*Problem requirements*. Write out the data below exactly as given, without any of its pictures.
* Start *
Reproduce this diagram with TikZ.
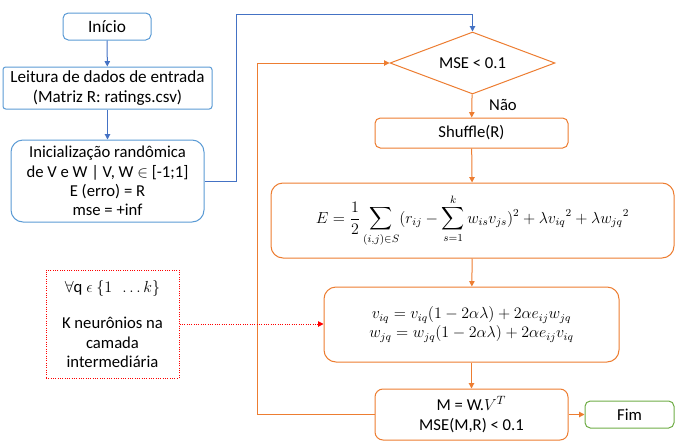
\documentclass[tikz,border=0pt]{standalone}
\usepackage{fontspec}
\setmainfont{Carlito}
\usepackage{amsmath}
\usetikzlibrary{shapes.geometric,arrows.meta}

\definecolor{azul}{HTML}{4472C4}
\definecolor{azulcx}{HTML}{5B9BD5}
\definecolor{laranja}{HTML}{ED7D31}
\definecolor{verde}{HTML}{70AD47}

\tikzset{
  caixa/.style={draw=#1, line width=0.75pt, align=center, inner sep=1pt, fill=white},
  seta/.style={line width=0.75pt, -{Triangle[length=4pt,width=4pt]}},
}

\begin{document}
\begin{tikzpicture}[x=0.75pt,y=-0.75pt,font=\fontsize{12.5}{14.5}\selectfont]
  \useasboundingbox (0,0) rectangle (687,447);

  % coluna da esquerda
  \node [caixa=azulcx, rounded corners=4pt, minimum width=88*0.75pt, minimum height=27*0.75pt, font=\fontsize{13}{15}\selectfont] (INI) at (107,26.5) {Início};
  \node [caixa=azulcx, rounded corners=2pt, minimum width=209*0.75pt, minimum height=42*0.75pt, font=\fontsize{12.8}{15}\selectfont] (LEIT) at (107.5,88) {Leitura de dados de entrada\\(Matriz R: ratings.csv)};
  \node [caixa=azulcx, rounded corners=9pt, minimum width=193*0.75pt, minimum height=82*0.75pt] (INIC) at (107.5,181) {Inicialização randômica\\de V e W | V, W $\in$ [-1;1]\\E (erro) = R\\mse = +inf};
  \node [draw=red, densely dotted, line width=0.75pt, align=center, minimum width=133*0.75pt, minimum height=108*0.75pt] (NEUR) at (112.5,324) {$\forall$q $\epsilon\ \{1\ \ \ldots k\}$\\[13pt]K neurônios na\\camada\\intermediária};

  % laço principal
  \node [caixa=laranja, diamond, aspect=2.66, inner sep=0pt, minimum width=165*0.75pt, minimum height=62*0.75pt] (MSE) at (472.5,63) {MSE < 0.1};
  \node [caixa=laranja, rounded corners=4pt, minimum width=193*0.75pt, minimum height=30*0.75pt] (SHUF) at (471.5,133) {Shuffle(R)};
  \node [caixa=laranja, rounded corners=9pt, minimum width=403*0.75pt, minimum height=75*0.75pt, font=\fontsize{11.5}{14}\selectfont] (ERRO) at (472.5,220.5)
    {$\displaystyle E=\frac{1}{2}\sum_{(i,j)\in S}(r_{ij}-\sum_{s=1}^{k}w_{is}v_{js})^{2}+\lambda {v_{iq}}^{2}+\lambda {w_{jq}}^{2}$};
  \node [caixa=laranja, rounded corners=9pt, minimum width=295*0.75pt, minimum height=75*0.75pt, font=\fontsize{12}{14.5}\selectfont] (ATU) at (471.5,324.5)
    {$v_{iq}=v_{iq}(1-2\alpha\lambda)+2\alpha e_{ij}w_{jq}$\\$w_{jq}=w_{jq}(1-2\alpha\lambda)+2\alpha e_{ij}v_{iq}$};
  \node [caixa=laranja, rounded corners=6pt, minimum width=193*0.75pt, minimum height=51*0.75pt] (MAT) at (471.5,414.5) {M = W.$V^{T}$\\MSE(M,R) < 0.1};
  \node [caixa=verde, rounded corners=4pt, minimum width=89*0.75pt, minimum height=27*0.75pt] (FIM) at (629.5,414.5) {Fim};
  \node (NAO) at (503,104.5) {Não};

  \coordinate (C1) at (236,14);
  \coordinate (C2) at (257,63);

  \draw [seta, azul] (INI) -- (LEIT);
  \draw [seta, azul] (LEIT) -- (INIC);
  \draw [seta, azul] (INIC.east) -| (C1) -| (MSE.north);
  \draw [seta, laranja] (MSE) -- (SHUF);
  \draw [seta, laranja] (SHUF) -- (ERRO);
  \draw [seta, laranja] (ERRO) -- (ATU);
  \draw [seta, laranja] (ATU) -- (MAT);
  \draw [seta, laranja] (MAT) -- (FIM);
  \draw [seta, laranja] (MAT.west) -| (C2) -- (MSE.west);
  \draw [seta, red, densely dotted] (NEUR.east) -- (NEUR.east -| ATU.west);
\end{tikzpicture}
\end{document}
* End *
*Written response*.
Reproduce this diagram with TikZ.
\documentclass[tikz,border=0pt]{standalone}
\usepackage{fontspec}
\setmainfont{Carlito}
\usepackage{amsmath}
\usetikzlibrary{shapes.geometric,arrows.meta}

\definecolor{azul}{HTML}{4472C4}
\definecolor{azulcx}{HTML}{5B9BD5}
\definecolor{laranja}{HTML}{ED7D31}
\definecolor{verde}{HTML}{70AD47}

\tikzset{
  caixa/.style={draw=#1, line width=0.75pt, align=center, inner sep=1pt, fill=white},
  seta/.style={line width=0.75pt, -{Triangle[length=4pt,width=4pt]}},
}

\begin{document}
\begin{tikzpicture}[x=0.75pt,y=-0.75pt,font=\fontsize{12.5}{14.5}\selectfont]
  \useasboundingbox (0,0) rectangle (687,447);

  % coluna da esquerda
  \node [caixa=azulcx, rounded corners=4pt, minimum width=88*0.75pt, minimum height=27*0.75pt, font=\fontsize{13}{15}\selectfont] (INI) at (107,26.5) {Início};
  \node [caixa=azulcx, rounded corners=2pt, minimum width=209*0.75pt, minimum height=42*0.75pt, font=\fontsize{12.8}{15}\selectfont] (LEIT) at (107.5,88) {Leitura de dados de entrada\\(Matriz R: ratings.csv)};
  \node [caixa=azulcx, rounded corners=9pt, minimum width=193*0.75pt, minimum height=82*0.75pt] (INIC) at (107.5,181) {Inicialização randômica\\de V e W | V, W $\in$ [-1;1]\\E (erro) = R\\mse = +inf};
  \node [draw=red, densely dotted, line width=0.75pt, align=center, minimum width=133*0.75pt, minimum height=108*0.75pt] (NEUR) at (112.5,324) {$\forall$q $\epsilon\ \{1\ \ \ldots k\}$\\[13pt]K neurônios na\\camada\\intermediária};

  % laço principal
  \node [caixa=laranja, diamond, aspect=2.66, inner sep=0pt, minimum width=165*0.75pt, minimum height=62*0.75pt] (MSE) at (472.5,63) {MSE < 0.1};
  \node [caixa=laranja, rounded corners=4pt, minimum width=193*0.75pt, minimum height=30*0.75pt] (SHUF) at (471.5,133) {Shuffle(R)};
  \node [caixa=laranja, rounded corners=9pt, minimum width=403*0.75pt, minimum height=75*0.75pt, font=\fontsize{11.5}{14}\selectfont] (ERRO) at (472.5,220.5)
    {$\displaystyle E=\frac{1}{2}\sum_{(i,j)\in S}(r_{ij}-\sum_{s=1}^{k}w_{is}v_{js})^{2}+\lambda {v_{iq}}^{2}+\lambda {w_{jq}}^{2}$};
  \node [caixa=laranja, rounded corners=9pt, minimum width=295*0.75pt, minimum height=75*0.75pt, font=\fontsize{12}{14.5}\selectfont] (ATU) at (471.5,324.5)
    {$v_{iq}=v_{iq}(1-2\alpha\lambda)+2\alpha e_{ij}w_{jq}$\\$w_{jq}=w_{jq}(1-2\alpha\lambda)+2\alpha e_{ij}v_{iq}$};
  \node [caixa=laranja, rounded corners=6pt, minimum width=193*0.75pt, minimum height=51*0.75pt] (MAT) at (471.5,414.5) {M = W.$V^{T}$\\MSE(M,R) < 0.1};
  \node [caixa=verde, rounded corners=4pt, minimum width=89*0.75pt, minimum height=27*0.75pt] (FIM) at (629.5,414.5) {Fim};
  \node (NAO) at (503,104.5) {Não};

  \coordinate (C1) at (236,14);
  \coordinate (C2) at (257,63);

  \draw [seta, azul] (INI) -- (LEIT);
  \draw [seta, azul] (LEIT) -- (INIC);
  \draw [seta, azul] (INIC.east) -| (C1) -| (MSE.north);
  \draw [seta, laranja] (MSE) -- (SHUF);
  \draw [seta, laranja] (SHUF) -- (ERRO);
  \draw [seta, laranja] (ERRO) -- (ATU);
  \draw [seta, laranja] (ATU) -- (MAT);
  \draw [seta, laranja] (MAT) -- (FIM);
  \draw [seta, laranja] (MAT.west) -| (C2) -- (MSE.west);
  \draw [seta, red, densely dotted] (NEUR.east) -- (NEUR.east -| ATU.west);
\end{tikzpicture}
\end{document}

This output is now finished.